Governance Flashcards
Is the combination of people, policies, procedures, and processes (including internal control) that help ensure that an entity effectively and efficiently directs its activities toward meeting the objectives of its stakeholders.
Governance
Governance has two major components:
Strategic direction & Oversight
Determines (a) the business model, (b) overall objectives, (c) the approach to risk taking (including risk appetite), and (d) the limits of organizational conduct.
Strategic direction
Concerns (a) risk management activities performed by senior management and risk owners and (b) internal and external assurance activities.
Oversight
Is the highest governing body responsible for directing or overseeing the activities and management of the organization.
The board of directors
Performs day-to-day governance functions.
Management
May have an active role in support of the organization’s ethical culture.
Internal auditors
Must evaluate the design, implementation, and effectiveness of the organization’s ethics-related objectives, programs, and activities.
The internal audit activity
The Sarbanes-Oxley Act of 2002 (SOX) established that the issuer’s audit committee must be:
An independent member of the board of directors & at least one member must be a financial expert
The Sarbanes-Oxley Act of 2002 (SOX) established what private-sector body to regulate the accounting profession:
The Public Company Accounting Oversight Board (PCAOB)
The Sarbanes-Oxley Act of 2002 (SOX) established that a public accounting firm is prohibited from:
Preforming consulting, legal, and internal auditing services (with some exceptions) for the audit client
The Sarbanes-Oxley Act of 2002 (SOX) established that a public accounting firm may provide:
Conventional tax planning and certain services if preapproved by the audit committee
The Sarbanes-Oxley Act of 2002 (SOX) established that the CEO and CFO must certify that:
1) To the best of their knowledge, the financial statements are free of material misstatements.
2) They are responsible for the system of internal control and have evaluated its effectiveness.

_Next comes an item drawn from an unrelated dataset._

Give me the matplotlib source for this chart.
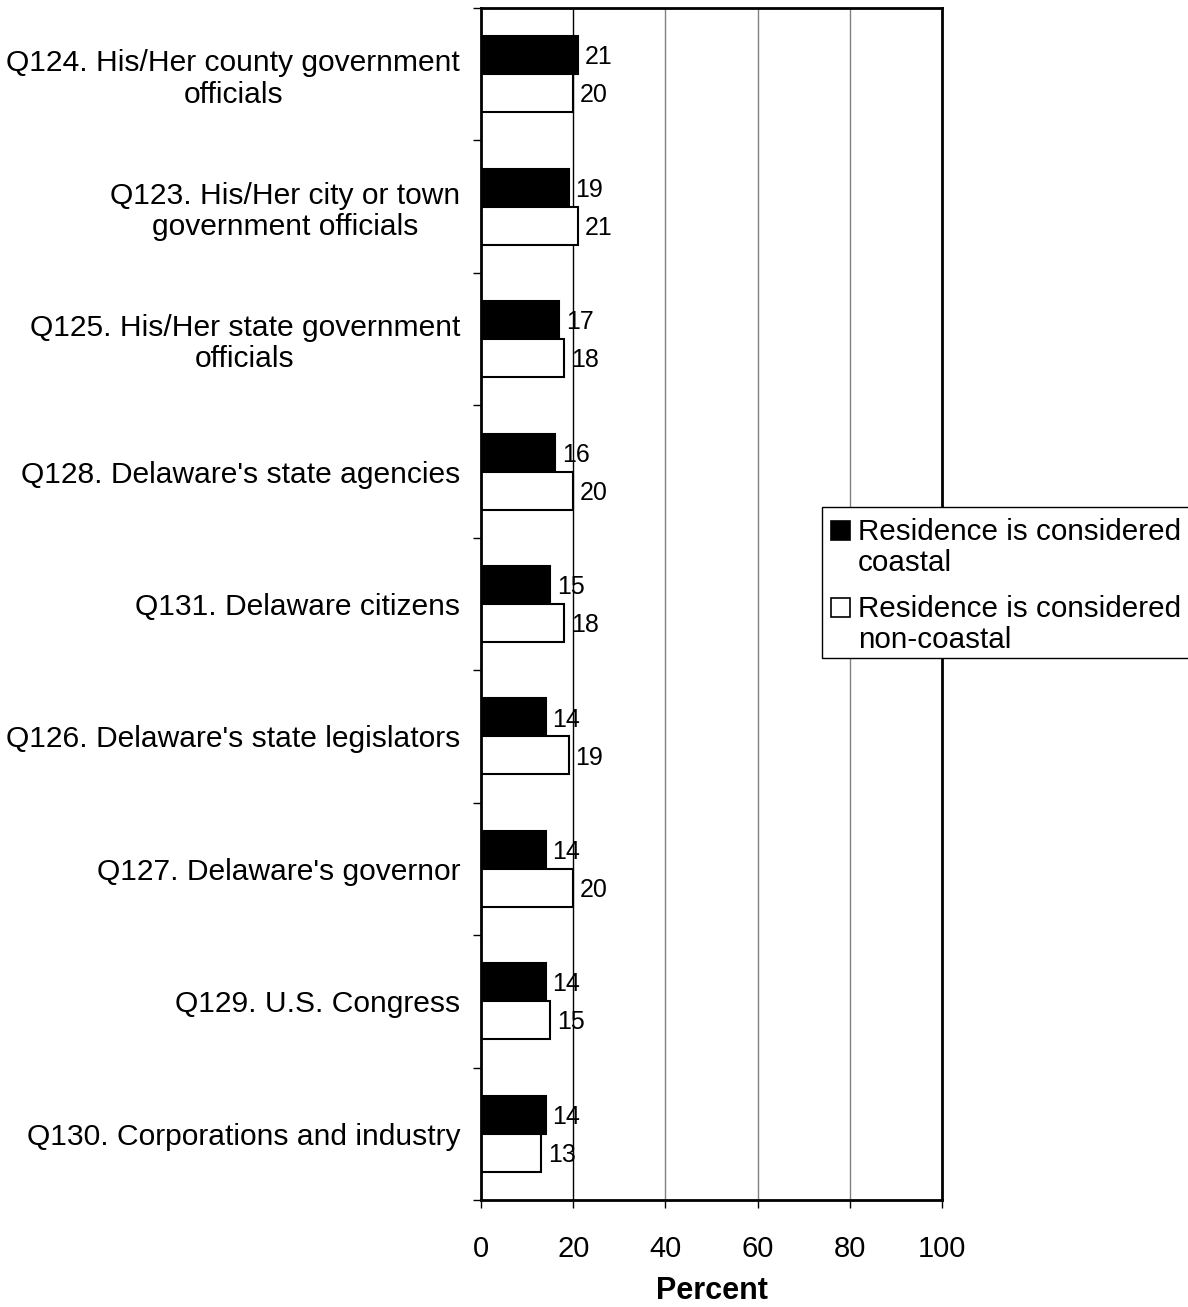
import matplotlib
matplotlib.use("Agg")
import matplotlib.pyplot as plt
from matplotlib.patches import Rectangle
import numpy as np

plt.rcParams['font.family'] = ['Liberation Sans', 'DejaVu Sans']

categorias = [
    "Q124. His/Her county government\nofficials",
    "Q123. His/Her city or town\ngovernment officials",
    "Q125. His/Her state government\nofficials",
    "Q128. Delaware's state agencies",
    "Q131. Delaware citizens",
    "Q126. Delaware's state legislators",
    "Q127. Delaware's governor",
    "Q129. U.S. Congress",
    "Q130. Corporations and industry",
]
costera = [21, 19, 17, 16, 15, 14, 14, 14, 14]
no_costera = [20, 21, 18, 20, 18, 19, 20, 15, 13]
series = ["Residence is considered\ncoastal", "Residence is considered\nnon-coastal"]
xticks = [0, 20, 40, 60, 80, 100]

W, H = 1188, 1307
fig = plt.figure(figsize=(W / 100, H / 100), dpi=100)
ax = fig.add_axes([481 / W, 1 - 1200 / H, (942 - 481) / W, (1200 - 8) / H])

y = np.arange(len(categorias))
alto = 0.287

for gx in xticks[1:-1]:
    ax.axvline(gx, color='black' if gx == 20 else '#808080', lw=1, zorder=0)

b1 = ax.barh(y - alto / 2, costera, height=alto, color='black', edgecolor='black',
             lw=1.5, zorder=2)
b2 = ax.barh(y + alto / 2, no_costera, height=alto, color='white', edgecolor='black',
             lw=1.5, zorder=2)

for barras, vals in ((b1, costera), (b2, no_costera)):
    for b, v in zip(barras, vals):
        ax.annotate(str(v), (v, b.get_y() + b.get_height() / 2), xytext=(5, -1.5),
                    textcoords='offset points', va='center', ha='left', fontsize=18, zorder=3)

ax.set_xlim(0, 100)
ax.set_ylim(len(categorias) - 0.5, -0.5)
ax.set_xticks(xticks)
ax.tick_params(axis='x', labelsize=21, length=6, width=1, pad=19)

ax.set_yticks(y)
ax.set_yticklabels(categorias, fontsize=21.6)
for lab in ax.get_yticklabels():
    lab.set_multialignment('center')
    lab.set_linespacing(1.15)
ax.tick_params(axis='y', length=0, pad=15)
ax.set_yticks(np.arange(-0.5, len(categorias), 1), minor=True)
ax.tick_params(axis='y', which='minor', length=6, width=1)

for s in ax.spines.values():
    s.set_linewidth(2)

ax.set_xlabel("Percent", fontsize=22, fontweight='bold')
ax.xaxis.label.set_va('center')
ax.xaxis.set_label_coords(0.5, -91 / 1192)

# leyenda hecha a mano (cuadro a la izquierda de la primera linea)
fig.patches.append(Rectangle((822 / W, 1 - 658 / H), 400 / W, 151 / H, transform=fig.transFigure,
                             facecolor='white', edgecolor='black', lw=1, zorder=5))
for i, (txt, fc) in enumerate(zip(series, ['black', 'white'])):
    top = 521 + i * 77
    fig.patches.append(Rectangle((831 / W, 1 - (top + 19) / H), 19 / W, 19 / H,
                                 transform=fig.transFigure, facecolor=fc,
                                 edgecolor='black', lw=1.2, zorder=6))
    fig.text(858 / W, 1 - (top - 3) / H, txt, fontsize=21.3, va='top', ha='left',
             linespacing=1.12, zorder=7)

fig.savefig("out.png", dpi=100)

The Sarbanes-Oxley Act of 2002 (SOX) established that all annual reports must contain a statement by the CEO and CFO that includes:
1) A statement that management has taken responsibility for establishing and maintaining an adequate system of internal control over financial reporting.
2) An assessment of whether internal control over financial reporting is effective.
3) A statement that an independent public accounting firm that is registered with the PCAOB also has assessed the system.
The internal audit activity must assess and make appropriate recommendations for improving the governance process in its accomplishment of the following objectives:
1) Promoting appropriate ethics and values within the organization.
2) Ensuring effective organizational performance management and accountability.
3) Communicating risk and control information to appropriate areas of the organization; and
4) Coordinating the activities of, and communicating information to, the board, external and internal auditors, and management.